▶ _Work required_:
Output exactly the lines from the first line of the records below through the line containing "const TITRE_X = 'Temps t (s)';", both included, leaving out any pictures.

▶ _Record set_:
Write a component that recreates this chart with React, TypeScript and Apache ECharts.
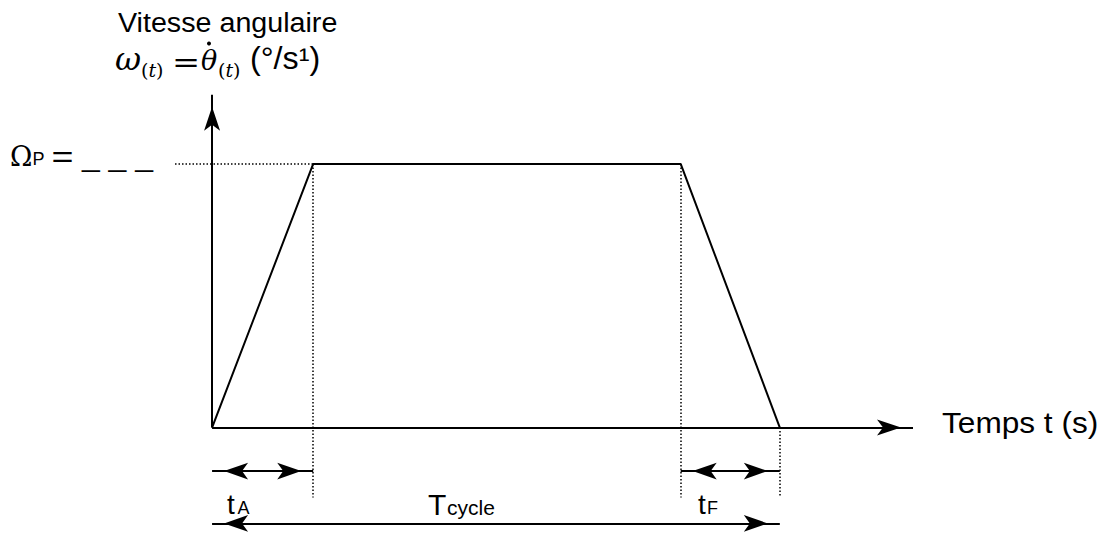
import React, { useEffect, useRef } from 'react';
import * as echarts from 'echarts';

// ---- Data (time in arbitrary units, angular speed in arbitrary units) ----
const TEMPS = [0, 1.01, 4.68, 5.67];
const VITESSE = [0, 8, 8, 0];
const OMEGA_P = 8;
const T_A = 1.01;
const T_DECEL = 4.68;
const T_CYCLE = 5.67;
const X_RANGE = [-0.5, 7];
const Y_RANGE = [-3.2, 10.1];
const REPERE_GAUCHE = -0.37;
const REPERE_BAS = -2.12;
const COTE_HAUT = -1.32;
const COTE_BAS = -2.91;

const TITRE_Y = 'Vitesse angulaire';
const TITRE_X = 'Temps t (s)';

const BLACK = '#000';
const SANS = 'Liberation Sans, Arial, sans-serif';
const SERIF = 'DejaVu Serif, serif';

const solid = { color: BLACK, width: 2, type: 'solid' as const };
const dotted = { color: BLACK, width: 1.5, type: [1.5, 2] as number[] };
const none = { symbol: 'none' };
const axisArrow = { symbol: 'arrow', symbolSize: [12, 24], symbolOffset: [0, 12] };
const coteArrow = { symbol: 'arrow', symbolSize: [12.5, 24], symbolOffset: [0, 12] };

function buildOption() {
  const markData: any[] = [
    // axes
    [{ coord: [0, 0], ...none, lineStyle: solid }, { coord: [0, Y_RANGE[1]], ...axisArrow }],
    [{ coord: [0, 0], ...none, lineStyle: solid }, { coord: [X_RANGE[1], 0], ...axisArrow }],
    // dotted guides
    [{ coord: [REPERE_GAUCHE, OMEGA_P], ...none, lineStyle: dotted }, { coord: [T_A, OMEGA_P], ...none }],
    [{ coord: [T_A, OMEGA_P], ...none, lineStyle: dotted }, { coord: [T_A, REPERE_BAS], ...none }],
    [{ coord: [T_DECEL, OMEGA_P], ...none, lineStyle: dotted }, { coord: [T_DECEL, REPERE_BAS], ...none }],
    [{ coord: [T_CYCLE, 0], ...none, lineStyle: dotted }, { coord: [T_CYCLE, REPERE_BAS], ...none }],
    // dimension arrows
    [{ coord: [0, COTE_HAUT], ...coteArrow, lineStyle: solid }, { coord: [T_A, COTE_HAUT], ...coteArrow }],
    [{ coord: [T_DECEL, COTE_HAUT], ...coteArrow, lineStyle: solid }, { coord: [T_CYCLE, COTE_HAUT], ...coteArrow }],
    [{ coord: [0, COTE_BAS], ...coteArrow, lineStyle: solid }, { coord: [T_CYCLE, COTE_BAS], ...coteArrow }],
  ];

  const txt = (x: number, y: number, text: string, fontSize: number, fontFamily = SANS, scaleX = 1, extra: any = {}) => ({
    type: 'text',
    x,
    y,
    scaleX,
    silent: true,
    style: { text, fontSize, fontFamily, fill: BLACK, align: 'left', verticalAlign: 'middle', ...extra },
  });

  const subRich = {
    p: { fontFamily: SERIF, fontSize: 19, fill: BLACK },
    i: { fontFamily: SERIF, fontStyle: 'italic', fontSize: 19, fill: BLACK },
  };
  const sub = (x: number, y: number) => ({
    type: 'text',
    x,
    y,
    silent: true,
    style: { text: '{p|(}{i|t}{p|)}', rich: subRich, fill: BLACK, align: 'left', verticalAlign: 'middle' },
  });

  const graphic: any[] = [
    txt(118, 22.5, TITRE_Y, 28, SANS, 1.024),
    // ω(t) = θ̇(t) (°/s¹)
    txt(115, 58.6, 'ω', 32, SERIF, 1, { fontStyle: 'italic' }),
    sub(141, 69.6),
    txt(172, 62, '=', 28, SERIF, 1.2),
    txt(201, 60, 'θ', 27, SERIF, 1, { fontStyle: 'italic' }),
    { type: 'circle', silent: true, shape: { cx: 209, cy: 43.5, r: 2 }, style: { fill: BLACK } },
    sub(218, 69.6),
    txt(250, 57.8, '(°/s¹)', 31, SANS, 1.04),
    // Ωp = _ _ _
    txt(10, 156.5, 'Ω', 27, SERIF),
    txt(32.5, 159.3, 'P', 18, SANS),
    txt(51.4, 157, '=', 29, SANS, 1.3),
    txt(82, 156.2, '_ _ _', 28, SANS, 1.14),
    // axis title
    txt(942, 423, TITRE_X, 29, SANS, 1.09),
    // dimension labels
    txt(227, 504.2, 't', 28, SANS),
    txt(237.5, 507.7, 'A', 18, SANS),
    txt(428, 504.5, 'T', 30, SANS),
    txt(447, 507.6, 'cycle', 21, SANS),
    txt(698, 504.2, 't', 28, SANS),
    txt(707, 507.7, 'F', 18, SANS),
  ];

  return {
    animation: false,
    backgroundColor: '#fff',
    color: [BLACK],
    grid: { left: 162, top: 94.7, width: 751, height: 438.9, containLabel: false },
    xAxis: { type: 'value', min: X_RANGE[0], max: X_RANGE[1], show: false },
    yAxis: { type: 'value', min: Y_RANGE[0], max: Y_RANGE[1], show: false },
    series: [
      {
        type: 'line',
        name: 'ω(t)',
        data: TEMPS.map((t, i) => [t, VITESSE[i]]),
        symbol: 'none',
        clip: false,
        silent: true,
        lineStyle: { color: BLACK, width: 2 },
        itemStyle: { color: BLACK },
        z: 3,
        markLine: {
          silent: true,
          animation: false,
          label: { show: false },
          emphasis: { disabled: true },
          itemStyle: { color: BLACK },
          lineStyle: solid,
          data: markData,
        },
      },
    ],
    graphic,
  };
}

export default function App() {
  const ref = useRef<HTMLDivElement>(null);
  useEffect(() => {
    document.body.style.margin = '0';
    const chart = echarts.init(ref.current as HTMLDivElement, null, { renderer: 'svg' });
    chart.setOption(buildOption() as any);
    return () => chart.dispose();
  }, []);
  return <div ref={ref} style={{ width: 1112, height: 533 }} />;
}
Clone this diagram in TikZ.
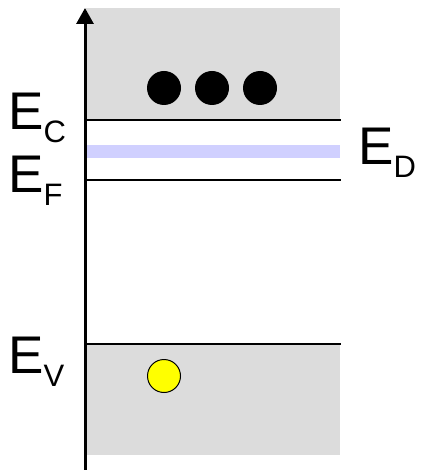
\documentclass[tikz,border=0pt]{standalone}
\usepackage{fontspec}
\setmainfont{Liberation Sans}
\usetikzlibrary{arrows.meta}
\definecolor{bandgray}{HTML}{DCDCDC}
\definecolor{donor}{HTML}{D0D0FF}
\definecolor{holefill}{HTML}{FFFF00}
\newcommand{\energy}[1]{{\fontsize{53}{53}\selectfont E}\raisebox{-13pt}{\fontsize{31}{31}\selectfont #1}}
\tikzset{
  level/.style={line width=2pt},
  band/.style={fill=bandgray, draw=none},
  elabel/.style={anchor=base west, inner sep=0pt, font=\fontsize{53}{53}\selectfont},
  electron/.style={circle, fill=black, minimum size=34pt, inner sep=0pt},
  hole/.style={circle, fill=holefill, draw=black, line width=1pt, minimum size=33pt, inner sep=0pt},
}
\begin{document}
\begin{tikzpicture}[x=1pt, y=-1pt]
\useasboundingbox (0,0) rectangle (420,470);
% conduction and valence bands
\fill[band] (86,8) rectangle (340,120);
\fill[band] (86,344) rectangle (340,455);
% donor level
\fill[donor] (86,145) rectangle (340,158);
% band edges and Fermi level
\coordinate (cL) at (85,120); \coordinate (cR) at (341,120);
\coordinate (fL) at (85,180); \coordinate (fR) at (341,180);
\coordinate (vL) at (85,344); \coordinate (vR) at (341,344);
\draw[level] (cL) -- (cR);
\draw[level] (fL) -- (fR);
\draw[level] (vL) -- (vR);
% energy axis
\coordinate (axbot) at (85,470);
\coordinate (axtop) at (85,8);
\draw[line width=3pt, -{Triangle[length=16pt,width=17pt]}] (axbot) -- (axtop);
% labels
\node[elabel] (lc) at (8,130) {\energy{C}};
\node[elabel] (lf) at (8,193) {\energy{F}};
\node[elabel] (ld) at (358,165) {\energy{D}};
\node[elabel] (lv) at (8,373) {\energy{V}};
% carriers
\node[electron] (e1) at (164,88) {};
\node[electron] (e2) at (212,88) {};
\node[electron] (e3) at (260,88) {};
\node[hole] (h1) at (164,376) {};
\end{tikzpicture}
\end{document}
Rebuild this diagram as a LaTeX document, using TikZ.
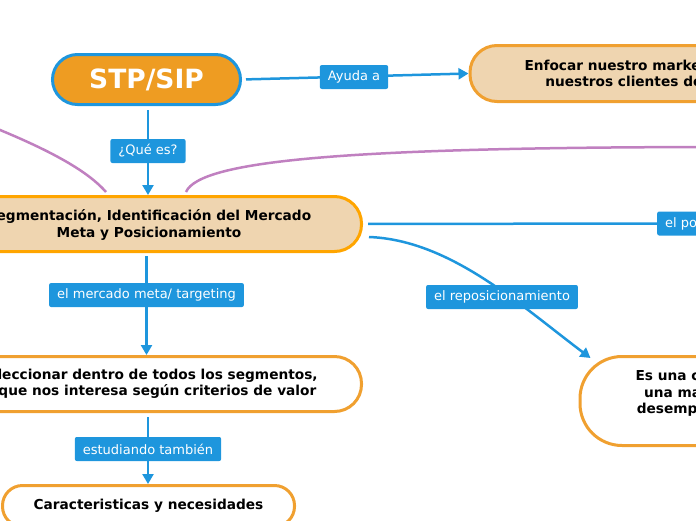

▶ _Written answer_:
Write a component that recreates this chart with React, TypeScript and Apache ECharts.
import React, { useEffect, useRef } from 'react';
import * as echarts from 'echarts';

// ---- Data (time in arbitrary units, angular speed in arbitrary units) ----
const TEMPS = [0, 1.01, 4.68, 5.67];
const VITESSE = [0, 8, 8, 0];
const OMEGA_P = 8;
const T_A = 1.01;
const T_DECEL = 4.68;
const T_CYCLE = 5.67;
const X_RANGE = [-0.5, 7];
const Y_RANGE = [-3.2, 10.1];
const REPERE_GAUCHE = -0.37;
const REPERE_BAS = -2.12;
const COTE_HAUT = -1.32;
const COTE_BAS = -2.91;

const TITRE_Y = 'Vitesse angulaire';
const TITRE_X = 'Temps t (s)';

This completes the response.